--- Start Supplied data ---

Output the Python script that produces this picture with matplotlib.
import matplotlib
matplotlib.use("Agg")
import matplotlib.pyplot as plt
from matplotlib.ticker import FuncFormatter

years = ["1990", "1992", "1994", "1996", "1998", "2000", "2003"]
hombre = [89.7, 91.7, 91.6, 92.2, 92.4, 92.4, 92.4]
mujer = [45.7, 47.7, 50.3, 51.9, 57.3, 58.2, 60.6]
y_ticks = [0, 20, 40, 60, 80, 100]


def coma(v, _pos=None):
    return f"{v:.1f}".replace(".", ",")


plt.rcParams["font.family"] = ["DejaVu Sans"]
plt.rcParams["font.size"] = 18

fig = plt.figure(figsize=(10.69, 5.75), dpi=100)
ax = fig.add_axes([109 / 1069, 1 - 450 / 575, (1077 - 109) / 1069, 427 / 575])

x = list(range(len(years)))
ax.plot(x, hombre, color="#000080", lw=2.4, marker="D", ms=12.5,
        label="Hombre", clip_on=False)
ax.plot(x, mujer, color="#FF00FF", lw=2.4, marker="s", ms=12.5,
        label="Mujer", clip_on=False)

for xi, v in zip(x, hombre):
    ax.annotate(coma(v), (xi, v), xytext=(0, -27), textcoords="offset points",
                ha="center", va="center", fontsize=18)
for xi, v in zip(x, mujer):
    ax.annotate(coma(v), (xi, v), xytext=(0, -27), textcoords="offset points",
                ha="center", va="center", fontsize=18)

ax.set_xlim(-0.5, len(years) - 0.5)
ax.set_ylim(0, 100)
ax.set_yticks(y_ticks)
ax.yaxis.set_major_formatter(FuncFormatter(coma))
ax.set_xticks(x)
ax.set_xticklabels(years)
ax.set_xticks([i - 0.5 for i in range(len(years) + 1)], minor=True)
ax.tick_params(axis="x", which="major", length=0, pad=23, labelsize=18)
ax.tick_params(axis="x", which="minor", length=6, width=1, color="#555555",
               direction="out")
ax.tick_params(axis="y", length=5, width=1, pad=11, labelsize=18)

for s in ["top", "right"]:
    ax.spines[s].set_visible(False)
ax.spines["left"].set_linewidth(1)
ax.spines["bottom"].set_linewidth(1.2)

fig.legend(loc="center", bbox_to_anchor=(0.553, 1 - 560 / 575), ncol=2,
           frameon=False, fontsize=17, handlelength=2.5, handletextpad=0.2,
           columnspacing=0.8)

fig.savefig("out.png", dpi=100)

--- End Supplied data ---
--- Start Supplied data ---

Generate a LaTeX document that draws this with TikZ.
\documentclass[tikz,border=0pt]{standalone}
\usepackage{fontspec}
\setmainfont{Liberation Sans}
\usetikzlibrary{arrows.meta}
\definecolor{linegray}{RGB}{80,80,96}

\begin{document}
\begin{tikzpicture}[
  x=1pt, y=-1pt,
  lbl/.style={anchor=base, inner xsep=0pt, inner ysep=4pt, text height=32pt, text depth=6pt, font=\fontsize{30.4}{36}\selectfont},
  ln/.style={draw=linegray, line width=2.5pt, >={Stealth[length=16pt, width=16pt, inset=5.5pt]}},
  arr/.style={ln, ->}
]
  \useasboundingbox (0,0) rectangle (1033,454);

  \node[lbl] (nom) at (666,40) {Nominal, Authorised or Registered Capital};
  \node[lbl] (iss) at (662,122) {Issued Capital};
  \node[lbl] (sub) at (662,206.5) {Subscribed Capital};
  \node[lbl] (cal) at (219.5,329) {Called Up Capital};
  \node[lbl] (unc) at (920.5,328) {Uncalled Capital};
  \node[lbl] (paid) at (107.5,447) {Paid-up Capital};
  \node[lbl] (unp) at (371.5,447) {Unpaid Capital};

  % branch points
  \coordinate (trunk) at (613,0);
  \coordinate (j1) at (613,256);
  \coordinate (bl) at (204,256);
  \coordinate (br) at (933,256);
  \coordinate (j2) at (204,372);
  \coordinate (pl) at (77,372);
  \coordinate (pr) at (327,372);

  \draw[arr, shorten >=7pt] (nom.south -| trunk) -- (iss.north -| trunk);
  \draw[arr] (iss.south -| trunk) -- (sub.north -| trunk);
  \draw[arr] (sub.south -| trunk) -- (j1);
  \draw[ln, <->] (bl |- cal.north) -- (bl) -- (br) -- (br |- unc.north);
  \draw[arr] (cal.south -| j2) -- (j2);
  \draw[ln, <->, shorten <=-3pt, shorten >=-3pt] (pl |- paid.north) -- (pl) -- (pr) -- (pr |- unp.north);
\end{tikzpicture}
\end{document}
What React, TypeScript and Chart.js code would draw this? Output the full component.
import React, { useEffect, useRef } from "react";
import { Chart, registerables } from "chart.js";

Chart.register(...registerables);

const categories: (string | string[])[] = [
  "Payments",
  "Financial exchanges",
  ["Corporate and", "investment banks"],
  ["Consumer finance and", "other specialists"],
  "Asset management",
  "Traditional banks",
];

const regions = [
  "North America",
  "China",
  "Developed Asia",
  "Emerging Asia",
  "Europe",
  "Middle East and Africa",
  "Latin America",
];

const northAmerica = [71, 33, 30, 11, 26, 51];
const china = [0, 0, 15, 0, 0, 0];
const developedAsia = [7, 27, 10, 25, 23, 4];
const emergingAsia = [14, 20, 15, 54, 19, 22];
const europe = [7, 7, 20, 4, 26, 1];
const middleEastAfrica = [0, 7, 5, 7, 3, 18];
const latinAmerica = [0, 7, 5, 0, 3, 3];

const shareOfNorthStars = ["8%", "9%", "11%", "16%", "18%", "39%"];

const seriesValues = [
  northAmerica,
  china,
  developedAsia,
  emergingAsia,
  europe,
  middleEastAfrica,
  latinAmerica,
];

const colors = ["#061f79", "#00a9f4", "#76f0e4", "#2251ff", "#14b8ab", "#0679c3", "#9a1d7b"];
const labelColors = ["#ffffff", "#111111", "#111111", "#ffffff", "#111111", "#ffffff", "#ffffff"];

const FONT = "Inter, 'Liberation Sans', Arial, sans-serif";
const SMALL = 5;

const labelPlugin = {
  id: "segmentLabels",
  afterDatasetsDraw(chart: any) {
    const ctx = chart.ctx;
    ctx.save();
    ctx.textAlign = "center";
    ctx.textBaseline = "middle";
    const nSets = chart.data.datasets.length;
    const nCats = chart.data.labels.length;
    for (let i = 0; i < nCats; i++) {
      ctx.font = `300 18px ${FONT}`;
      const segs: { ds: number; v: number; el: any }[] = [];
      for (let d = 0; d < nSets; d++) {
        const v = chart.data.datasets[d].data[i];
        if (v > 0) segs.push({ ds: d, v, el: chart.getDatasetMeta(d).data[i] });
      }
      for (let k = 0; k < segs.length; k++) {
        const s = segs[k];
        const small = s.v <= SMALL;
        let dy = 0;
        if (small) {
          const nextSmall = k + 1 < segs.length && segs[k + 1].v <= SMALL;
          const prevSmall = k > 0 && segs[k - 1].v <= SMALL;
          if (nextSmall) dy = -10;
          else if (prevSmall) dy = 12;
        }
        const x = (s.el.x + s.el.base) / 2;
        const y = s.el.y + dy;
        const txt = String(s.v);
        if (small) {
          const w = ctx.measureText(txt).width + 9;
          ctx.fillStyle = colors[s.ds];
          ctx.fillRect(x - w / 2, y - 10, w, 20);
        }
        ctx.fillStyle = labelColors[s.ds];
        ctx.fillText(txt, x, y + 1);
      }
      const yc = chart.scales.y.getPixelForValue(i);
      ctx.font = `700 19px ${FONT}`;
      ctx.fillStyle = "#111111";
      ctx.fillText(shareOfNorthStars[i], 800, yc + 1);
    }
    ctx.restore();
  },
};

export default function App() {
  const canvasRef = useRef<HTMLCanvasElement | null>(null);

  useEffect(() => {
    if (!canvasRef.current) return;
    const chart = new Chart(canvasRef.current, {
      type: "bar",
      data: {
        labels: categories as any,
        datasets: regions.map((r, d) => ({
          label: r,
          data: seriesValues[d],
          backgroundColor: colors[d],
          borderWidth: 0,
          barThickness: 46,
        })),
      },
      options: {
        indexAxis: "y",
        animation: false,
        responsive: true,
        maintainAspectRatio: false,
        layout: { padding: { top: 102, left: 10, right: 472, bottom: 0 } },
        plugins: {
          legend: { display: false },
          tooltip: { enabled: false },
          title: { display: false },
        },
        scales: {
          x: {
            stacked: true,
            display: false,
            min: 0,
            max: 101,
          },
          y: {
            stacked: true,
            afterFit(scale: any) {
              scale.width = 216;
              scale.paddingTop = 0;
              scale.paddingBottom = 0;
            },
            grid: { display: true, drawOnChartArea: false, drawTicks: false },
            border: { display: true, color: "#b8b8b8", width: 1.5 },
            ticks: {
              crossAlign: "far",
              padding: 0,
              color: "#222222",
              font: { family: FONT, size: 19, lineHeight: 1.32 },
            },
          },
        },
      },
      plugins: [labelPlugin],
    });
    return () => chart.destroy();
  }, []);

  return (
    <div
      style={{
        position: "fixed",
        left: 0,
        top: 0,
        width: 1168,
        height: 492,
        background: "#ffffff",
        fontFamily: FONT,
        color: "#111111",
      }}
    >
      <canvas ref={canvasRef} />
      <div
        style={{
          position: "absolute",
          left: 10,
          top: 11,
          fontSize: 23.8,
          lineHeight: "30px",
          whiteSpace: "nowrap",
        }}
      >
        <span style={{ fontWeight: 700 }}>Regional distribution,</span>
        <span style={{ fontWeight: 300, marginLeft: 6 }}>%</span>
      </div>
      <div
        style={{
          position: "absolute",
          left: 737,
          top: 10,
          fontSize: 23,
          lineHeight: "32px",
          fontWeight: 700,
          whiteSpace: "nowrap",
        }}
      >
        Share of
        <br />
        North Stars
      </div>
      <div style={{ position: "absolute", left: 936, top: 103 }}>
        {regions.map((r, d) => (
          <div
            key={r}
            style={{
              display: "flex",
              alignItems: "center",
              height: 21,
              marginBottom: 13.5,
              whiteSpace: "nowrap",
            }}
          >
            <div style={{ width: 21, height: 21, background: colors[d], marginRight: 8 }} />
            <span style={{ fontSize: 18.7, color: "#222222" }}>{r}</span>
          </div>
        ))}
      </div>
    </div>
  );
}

--- End Supplied data ---

= Exercise directions =
Beginning with the line containing "Output the Python" and ending with the line containing "ax = fig.add_axes([109", extract those lines exactly from the listing above, and only those.

= Exercise output =
Output the Python script that produces this picture with matplotlib.
import matplotlib
matplotlib.use("Agg")
import matplotlib.pyplot as plt
from matplotlib.ticker import FuncFormatter

years = ["1990", "1992", "1994", "1996", "1998", "2000", "2003"]
hombre = [89.7, 91.7, 91.6, 92.2, 92.4, 92.4, 92.4]
mujer = [45.7, 47.7, 50.3, 51.9, 57.3, 58.2, 60.6]
y_ticks = [0, 20, 40, 60, 80, 100]


def coma(v, _pos=None):
    return f"{v:.1f}".replace(".", ",")


plt.rcParams["font.family"] = ["DejaVu Sans"]
plt.rcParams["font.size"] = 18

fig = plt.figure(figsize=(10.69, 5.75), dpi=100)
ax = fig.add_axes([109 / 1069, 1 - 450 / 575, (1077 - 109) / 1069, 427 / 575])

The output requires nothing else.